RIP Professor William Waites (1939 - 2018)

30 Jan 2019

RIP Professor William Waites (1939 - 2018)

Professor William M Waites was an expert on bacterial spores and president of the Society for Applied Microbiology in the early '90s. Christine Dodd looks back at his life and career. 

Will studied for his first degree in Botany at Newcastle University (then a subsidiary of Durham University). He graduated in 1960. This was followed by a PhD in Microbiology at Sheffield, on his thesis ’Studies with bacteriophage lambda’.

 

His lifelong interest in bacterial spores began with his first postdoctoral position at the Medical Research Council National Institute for Medical Research at Mill Hill, London. He worked on the control of sporulation in Bacillus subtilis and he continued this work on sporulation in the Department of Biochemistry at the University of Oxford.

 

Spores and more

 

In 1969 he joined the Agricultural and Food Research Council Food Research Institute (now the Quadram Institute) at Norwich. He worked there for 16 years on improving methods for destruction of bacterial spores and established an international reputation in the field. Milk being sold in Tetra Paks is one practical outcome of Will’s research.

Will took up the post of Chair of Food Microbiology at the University of Nottingham in January 1985; it was then the only chair of this title in the UK. His appointment followed a hiatus in microbiology research at Sutton Bonington after the retirements of Professor Malcolm Woodbine and Dr Alan Seaman and he started with only a small teaching support team.

Presented with this blank canvas, Will began to assemble a viable microbiology group. His first academic appointment of a lecturer was Gordon Stewart and subsequently Christine Dodd was taken on as a demonstrator for undergraduate practicals and then as a postdoc. Will established a vibrant research culture, which saw the microbiology group develop an international reputation.

 

Food safety
 

Will was active in promoting the understanding of food safety at all levels. As well as his many publications, he set up an undergraduate degree in Food Microbiology and later championed a cross-faculty one in Microbiology, a degree which continues to flourish at Nottingham.

 

He was a sympathetic teacher with a good sense of humour and his passion for the area of food microbiology are very evident when you read textbook chapters he’s written.

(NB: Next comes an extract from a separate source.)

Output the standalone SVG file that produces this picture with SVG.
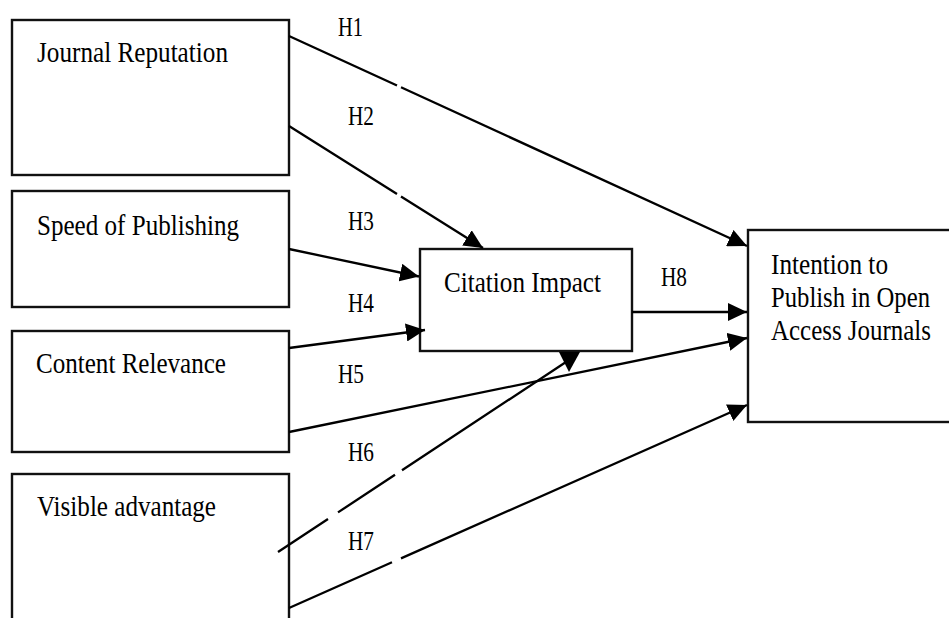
<svg xmlns="http://www.w3.org/2000/svg" width="949" height="618" viewBox="0 0 949 618">
  <style>
    .box { fill: #fff; stroke: #111; stroke-width: 2.4; }
    .t { font-family: "Liberation Serif", "Times New Roman", serif; font-size: 25px; fill: #000; }
    .h { font-family: "Liberation Serif", "Times New Roman", serif; font-size: 23px; fill: #000; }
    .ln { fill: none; stroke: #000; stroke-width: 2.3; marker-end: url(#ah); }
    .ln0 { fill: none; stroke: #000; stroke-width: 2.3; }
  </style>
  <defs>
    <marker id="ah" markerUnits="userSpaceOnUse" markerWidth="20" markerHeight="18" refX="19" refY="9" orient="auto">
      <path d="M0,0 L19,9 L0,18 z" fill="#000"/>
    </marker>
  </defs>
  <rect width="949" height="618" fill="#fff"/>

  <g id="journal-reputation">
    <rect class="box" x="12" y="20" width="277" height="155"/>
    <text class="t" transform="translate(37,62) scale(1,1.2)" textLength="191" lengthAdjust="spacingAndGlyphs">Journal Reputation</text>
  </g>
  <g id="speed-of-publishing">
    <rect class="box" x="12" y="191" width="277" height="116"/>
    <text class="t" transform="translate(37,235) scale(1,1.2)" textLength="202" lengthAdjust="spacingAndGlyphs">Speed of Publishing</text>
  </g>
  <g id="content-relevance">
    <rect class="box" x="12" y="331" width="277" height="121"/>
    <text class="t" transform="translate(36,373) scale(1,1.2)" textLength="190" lengthAdjust="spacingAndGlyphs">Content Relevance</text>
  </g>
  <g id="visible-advantage">
    <rect class="box" x="12" y="474" width="277" height="160"/>
    <text class="t" transform="translate(37,516) scale(1,1.2)" textLength="179" lengthAdjust="spacingAndGlyphs">Visible advantage</text>
  </g>
  <g id="citation-impact">
    <rect class="box" x="420" y="249" width="212" height="102"/>
    <text class="t" transform="translate(444,292) scale(1,1.2)" textLength="157" lengthAdjust="spacingAndGlyphs">Citation Impact</text>
  </g>
  <g id="intention">
    <rect class="box" x="748" y="230" width="215" height="192"/>
    <text class="t" transform="translate(771,274) scale(1,1.2)" textLength="117" lengthAdjust="spacingAndGlyphs">Intention to</text>
    <text class="t" transform="translate(771,307) scale(1,1.2)" textLength="159" lengthAdjust="spacingAndGlyphs">Publish in Open</text>
    <text class="t" transform="translate(771,340) scale(1,1.2)" textLength="160" lengthAdjust="spacingAndGlyphs">Access Journals</text>
  </g>

  <g id="connectors">
    <path class="ln" d="M289,36 L397,85.5 M401,87.3 L747,246"/>
    <path class="ln" d="M289,126 L397,194 M401,196.5 L483,248"/>
    <path class="ln" d="M289,249 L419,276.5"/>
    <path class="ln" d="M289,348 L425,330"/>
    <path class="ln" d="M289,432 L747,338"/>
    <path class="ln0" d="M278,552 L328,519 M338,512.4 L395,474.8 M402,470.2 L566,362"/>
    <polygon points="559,352 580,352 569,372" fill="#000"/>
    <path class="ln" d="M289,608 L392,562.3 M401,558.4 L747,405"/>
    <path class="ln" d="M632,312 L747,312"/>
  </g>

  <g id="labels">
    <text class="h" transform="translate(338,36) scale(1,1.2)" textLength="25" lengthAdjust="spacingAndGlyphs">H1</text>
    <text class="h" transform="translate(348,125) scale(1,1.2)" textLength="26" lengthAdjust="spacingAndGlyphs">H2</text>
    <text class="h" transform="translate(348,230) scale(1,1.2)" textLength="26" lengthAdjust="spacingAndGlyphs">H3</text>
    <text class="h" transform="translate(348,312) scale(1,1.2)" textLength="26" lengthAdjust="spacingAndGlyphs">H4</text>
    <text class="h" transform="translate(338,383) scale(1,1.2)" textLength="26" lengthAdjust="spacingAndGlyphs">H5</text>
    <text class="h" transform="translate(348,461) scale(1,1.2)" textLength="26" lengthAdjust="spacingAndGlyphs">H6</text>
    <text class="h" transform="translate(348,550) scale(1,1.2)" textLength="26" lengthAdjust="spacingAndGlyphs">H7</text>
    <text class="h" transform="translate(661,286) scale(1,1.2)" textLength="26" lengthAdjust="spacingAndGlyphs">H8</text>
  </g>
</svg>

As well as retaining his love of spores, Will’s food microbiology interests addressed many of the food safety issues which first became apparent in the mid-1980s, such as Salmonella in poultry, Listeria in dairy products and internalisation of pathogens in salad vegetables.


Externally he chaired the advisory panel of the Food Safety Advisory Centre (1989–1998), a cooperative initiative set up by the six major food retailers in response to the then-burgeoning problem of food safety. He was a major influence on the introduction of HACCP into the food industry.


SfAM president
 

Will was the local organiser for two very successful SfAM summer conferences at Nottingham: one in 1987, which was on bacterial spores; and one in 1993 on Enterobacteriaceae when he was president of the Society.

 

In those days the Summer Conference was run over four days with local trips arranged for the afternoon of the third day. The local organiser played an important role as they booked the conference facilities, arranged the meals, took the conference bookings and arrange the local trips – a major undertaking.

Will would recount the story of a new secretary who became the short-stay record holder as she managed only one week before leaving due to all of the ’extra duties’ the conference organisation was imposing!


As a person, Will was a warm, humane and compassionate person who had a great sense of fun and didn’t stand on ceremony. He was willing to give help and opportunities to others, and those of us who worked with him will remember him with great affection for this, as well as for the major contribution he made in promoting the importance of food microbiology and safety.